Output every line of the data exactly as it appears.

>>

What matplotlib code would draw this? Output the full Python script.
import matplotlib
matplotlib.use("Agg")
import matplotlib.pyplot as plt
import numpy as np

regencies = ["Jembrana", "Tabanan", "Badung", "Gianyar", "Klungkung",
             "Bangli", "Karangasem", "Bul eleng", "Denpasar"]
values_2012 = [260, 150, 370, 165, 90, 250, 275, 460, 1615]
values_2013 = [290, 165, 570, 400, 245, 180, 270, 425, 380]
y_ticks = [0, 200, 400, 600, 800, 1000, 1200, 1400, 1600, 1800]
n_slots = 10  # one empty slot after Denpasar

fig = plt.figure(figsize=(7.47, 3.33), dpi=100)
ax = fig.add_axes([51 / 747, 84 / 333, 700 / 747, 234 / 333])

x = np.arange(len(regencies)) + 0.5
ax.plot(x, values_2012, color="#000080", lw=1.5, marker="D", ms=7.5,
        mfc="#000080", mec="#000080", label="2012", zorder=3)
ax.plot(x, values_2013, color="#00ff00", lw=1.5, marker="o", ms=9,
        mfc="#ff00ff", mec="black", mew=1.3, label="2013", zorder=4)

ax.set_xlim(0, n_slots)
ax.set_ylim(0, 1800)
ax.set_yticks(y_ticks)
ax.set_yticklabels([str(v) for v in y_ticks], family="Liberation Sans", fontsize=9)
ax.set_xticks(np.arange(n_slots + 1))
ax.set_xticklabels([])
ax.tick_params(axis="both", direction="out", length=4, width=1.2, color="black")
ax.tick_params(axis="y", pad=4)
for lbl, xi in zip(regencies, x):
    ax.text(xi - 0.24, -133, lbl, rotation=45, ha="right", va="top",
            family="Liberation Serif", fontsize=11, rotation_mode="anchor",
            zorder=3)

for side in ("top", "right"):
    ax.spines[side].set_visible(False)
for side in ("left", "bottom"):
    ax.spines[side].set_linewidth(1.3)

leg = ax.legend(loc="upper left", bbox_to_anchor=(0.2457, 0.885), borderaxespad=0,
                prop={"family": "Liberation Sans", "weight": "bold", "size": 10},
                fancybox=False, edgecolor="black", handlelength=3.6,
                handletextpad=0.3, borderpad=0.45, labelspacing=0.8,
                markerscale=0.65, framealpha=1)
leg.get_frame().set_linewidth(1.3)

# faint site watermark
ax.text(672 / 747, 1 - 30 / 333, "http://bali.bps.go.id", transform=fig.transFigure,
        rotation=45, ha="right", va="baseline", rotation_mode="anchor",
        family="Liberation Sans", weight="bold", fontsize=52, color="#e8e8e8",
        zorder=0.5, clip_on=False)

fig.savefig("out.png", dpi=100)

<<

**OUTPUT FOR THIS TASK:**
What matplotlib code would draw this? Output the full Python script.
import matplotlib
matplotlib.use("Agg")
import matplotlib.pyplot as plt
import numpy as np

regencies = ["Jembrana", "Tabanan", "Badung", "Gianyar", "Klungkung",
             "Bangli", "Karangasem", "Bul eleng", "Denpasar"]
values_2012 = [260, 150, 370, 165, 90, 250, 275, 460, 1615]
values_2013 = [290, 165, 570, 400, 245, 180, 270, 425, 380]
y_ticks = [0, 200, 400, 600, 800, 1000, 1200, 1400, 1600, 1800]
n_slots = 10  # one empty slot after Denpasar

fig = plt.figure(figsize=(7.47, 3.33), dpi=100)
ax = fig.add_axes([51 / 747, 84 / 333, 700 / 747, 234 / 333])

x = np.arange(len(regencies)) + 0.5
ax.plot(x, values_2012, color="#000080", lw=1.5, marker="D", ms=7.5,
        mfc="#000080", mec="#000080", label="2012", zorder=3)
ax.plot(x, values_2013, color="#00ff00", lw=1.5, marker="o", ms=9,
        mfc="#ff00ff", mec="black", mew=1.3, label="2013", zorder=4)

ax.set_xlim(0, n_slots)
ax.set_ylim(0, 1800)
ax.set_yticks(y_ticks)
ax.set_yticklabels([str(v) for v in y_ticks], family="Liberation Sans", fontsize=9)
ax.set_xticks(np.arange(n_slots + 1))
ax.set_xticklabels([])
ax.tick_params(axis="both", direction="out", length=4, width=1.2, color="black")
ax.tick_params(axis="y", pad=4)
for lbl, xi in zip(regencies, x):
    ax.text(xi - 0.24, -133, lbl, rotation=45, ha="right", va="top",
            family="Liberation Serif", fontsize=11, rotation_mode="anchor",
            zorder=3)

for side in ("top", "right"):
    ax.spines[side].set_visible(False)
for side in ("left", "bottom"):
    ax.spines[side].set_linewidth(1.3)

leg = ax.legend(loc="upper left", bbox_to_anchor=(0.2457, 0.885), borderaxespad=0,
                prop={"family": "Liberation Sans", "weight": "bold", "size": 10},
                fancybox=False, edgecolor="black", handlelength=3.6,
                handletextpad=0.3, borderpad=0.45, labelspacing=0.8,
                markerscale=0.65, framealpha=1)
leg.get_frame().set_linewidth(1.3)

# faint site watermark
ax.text(672 / 747, 1 - 30 / 333, "http://bali.bps.go.id", transform=fig.transFigure,
        rotation=45, ha="right", va="baseline", rotation_mode="anchor",
        family="Liberation Sans", weight="bold", fontsize=52, color="#e8e8e8",
        zorder=0.5, clip_on=False)

fig.savefig("out.png", dpi=100)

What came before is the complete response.